Probably the coolest song on Hard Chargin’ is “Takin’ a Ride With the Fat Man (Fatta Fatta Puck Puck).” Almost barn dance, hillbilly country early on, it progresses through dissonant stages and soaring rock sections during the course of its 8 minutes and 39 seconds, an opus with pauses and soaring notes you might expect from a band like Queen blended together with odd, quirky, funkiness. This song is its own journey. I almost wish there was a shorter “radio version” I could place on some of my playlists (since I’d rather not devote nearly 9 minutes of a personal playlist, one I might listen to during a breakfast out or a walk through a park, to a single track), but it’s well worth the ride when you’re in the mood for it. An interesting work, this song alone is worth the price of admission. But, of course, there are many songs of interests on this album.

Dreadnaught

photo by Nate Hastings; photo courtesy of Rock Paper Scissors

If you can make it through the artistically-interesting-but-nonetheless-screeching opening, “Express Delight” evolves into an interesting multi-instrumental journey held together by a chunky guitar line. The brief “Gets the Grease” could easily have been lifted from an experimental jazz release. And “Mummies of the Cobbosseecontee” checks in at 10:42, the longest song in the collection, twisting and turning throughout, harsh guitar entreaties bringing it back to earth amid musical forays eliciting visuals ranging from tropical rainforest to energetic road trip to soaring rocket launches; this is a song that likely only an actual progressive rock musician will be able to fully appreciate, the twists and turns are just so many.
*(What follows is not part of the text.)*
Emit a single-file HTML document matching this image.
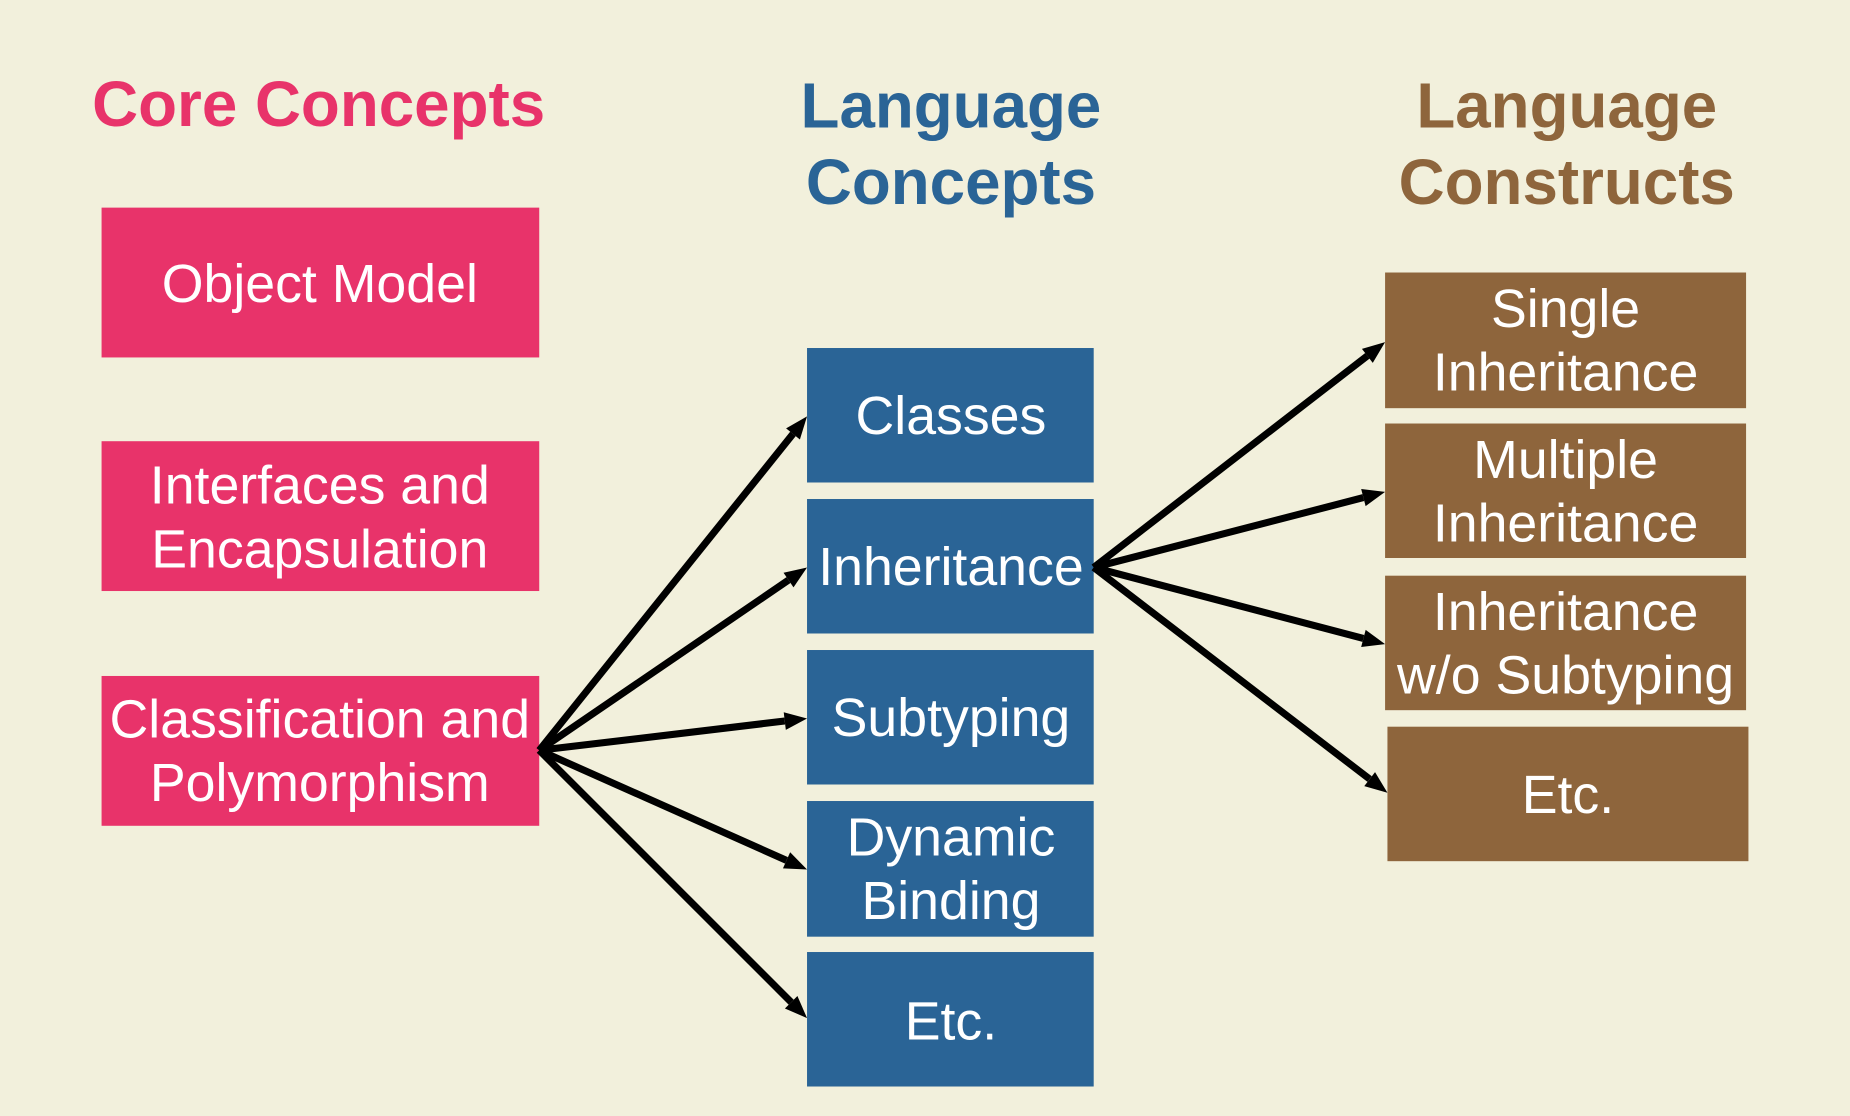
<!DOCTYPE html>
<html><head><meta charset="utf-8"><style>
html,body{margin:0;padding:0;background:#f2f0dc;}
svg{display:block;}
text{font-family:"Liberation Sans",Arial,sans-serif;}
.b{fill:#fff;font-size:45.5px;text-anchor:middle;}
.h{font-size:54px;font-weight:bold;text-anchor:middle;}
</style></head><body>
<svg width="1850" height="1116" viewBox="0 0 1568 946" xmlns="http://www.w3.org/2000/svg">
<rect width="1568" height="946" fill="#f2f0dc"/>
<text class="h" x="270" y="107" fill="#e8336a">Core Concepts</text>
<text class="h" x="806" y="108" fill="#2a6496">Language</text>
<text class="h" x="806" y="173" fill="#2a6496">Concepts</text>
<text class="h" x="1328" y="108" fill="#8e653c">Language</text>
<text class="h" x="1328" y="173" fill="#8e653c">Constructs</text>
<g fill="#e8336a">
<rect x="86" y="176" width="371" height="127"/>
<rect x="86" y="374" width="371" height="127"/>
<rect x="86" y="573" width="371" height="127"/>
</g>
<g fill="#2a6496">
<rect x="684" y="295" width="243" height="114"/>
<rect x="684" y="423" width="243" height="114"/>
<rect x="684" y="551" width="243" height="114"/>
<rect x="684" y="679" width="243" height="115"/>
<rect x="684" y="807" width="243" height="114"/>
</g>
<g fill="#8e653c">
<rect x="1174" y="231" width="306" height="115"/>
<rect x="1174" y="359" width="306" height="114"/>
<rect x="1174" y="488" width="306" height="114"/>
<rect x="1176" y="616" width="306" height="114"/>
</g>
<text class="b" x="271" y="256">Object Model</text>
<text class="b" x="271" y="427">Interfaces and</text>
<text class="b" x="271" y="481">Encapsulation</text>
<text class="b" x="271" y="625">Classification and</text>
<text class="b" x="271" y="679">Polymorphism</text>
<text class="b" x="806" y="368">Classes</text>
<text class="b" x="806" y="496">Inheritance</text>
<text class="b" x="806" y="624">Subtyping</text>
<text class="b" x="806" y="725">Dynamic</text>
<text class="b" x="806" y="779">Binding</text>
<text class="b" x="806" y="881">Etc.</text>
<text class="b" x="1327" y="277">Single</text>
<text class="b" x="1327" y="331">Inheritance</text>
<text class="b" x="1327" y="405">Multiple</text>
<text class="b" x="1327" y="459">Inheritance</text>
<text class="b" x="1327" y="534">Inheritance</text>
<text class="b" x="1327" y="588">w/o Subtyping</text>
<text class="b" x="1329" y="689">Etc.</text>
<g stroke="#000" stroke-width="6">
<line x1="457" y1="636" x2="672.1" y2="367.8"/>
<line x1="457" y1="636" x2="668.3" y2="491.7"/>
<line x1="457" y1="636" x2="665.1" y2="611.2"/>
<line x1="457" y1="636" x2="666.6" y2="729.3"/>
<line x1="457" y1="636" x2="670.6" y2="849.6"/>
<line x1="927" y1="481" x2="1159" y2="301.6"/>
<line x1="927" y1="481" x2="1155.6" y2="421.8"/>
<line x1="927" y1="481" x2="1155.6" y2="541.2"/>
<line x1="927" y1="481" x2="1160.9" y2="660.4"/>
</g>
<g fill="#000">
<polygon points="684,353 677.96,372.5 666.26,363.1"/>
<polygon points="684,481 672.54,497.9 664.08,485.52"/>
<polygon points="684,609 666.02,618.69 664.24,603.79"/>
<polygon points="684,737 663.59,736.13 669.69,722.43"/>
<polygon points="684,863 665.26,854.86 675.86,844.26"/>
<polygon points="1174,290 1163.56,307.55 1154.38,295.69"/>
<polygon points="1174,417 1157.49,429.03 1153.73,414.51"/>
<polygon points="1174,546 1153.72,548.41 1157.54,533.91"/>
<polygon points="1176,672 1156.35,666.38 1165.49,654.48"/>
</g>
</svg>
</body></html>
Through it all, in true progressive-experimental fashion, the disc is tied together with a trio of songs entitled “That’s the Way That You Do It.” The first instance, “That’s the Way That You Do It (My Way)” comes early in the disc and deploys a harsh, robotic, rough sound. “That’s the Way That You Do It (Your Way)” is positioned late-mid-album and sports a relatively Hee Haw-ish vocal howl. And the energetic, theatrically rocking “That’s the Way That You Do It (Our Way)” closes the album. It’s cool conceptually, the trio of “That’s the Way” tracks serving as a common thread running throughout the album.

Dreadnaught

photo by Nate Hastings; photo courtesy of Rock Paper Scissors

Even after dozens of listens like I’ve given it, I doubt you’ll have a favorite song. You’ll have favorite moments, you may have favorite sections of songs, but it’s difficult to remove a single track from the album. Hard Chargin’ is meant to be enjoyed in its entirety, in order.

For a band that’s described in its own bio as “friggin’ weird” and “utterly deranged” – I’d probably have chosen words like “creative” and “experimental” – this is a noteworthy piece of work. Seriously, if you get a chance, and especially if you like to explore the boundaries of new and unique, primarily-guitar-based, experimental/progressive rock, give Hard Chargin’ a spin. Though it will remind you of ’70s prog rock, I guarantee you’ve not heard anything else quite like it.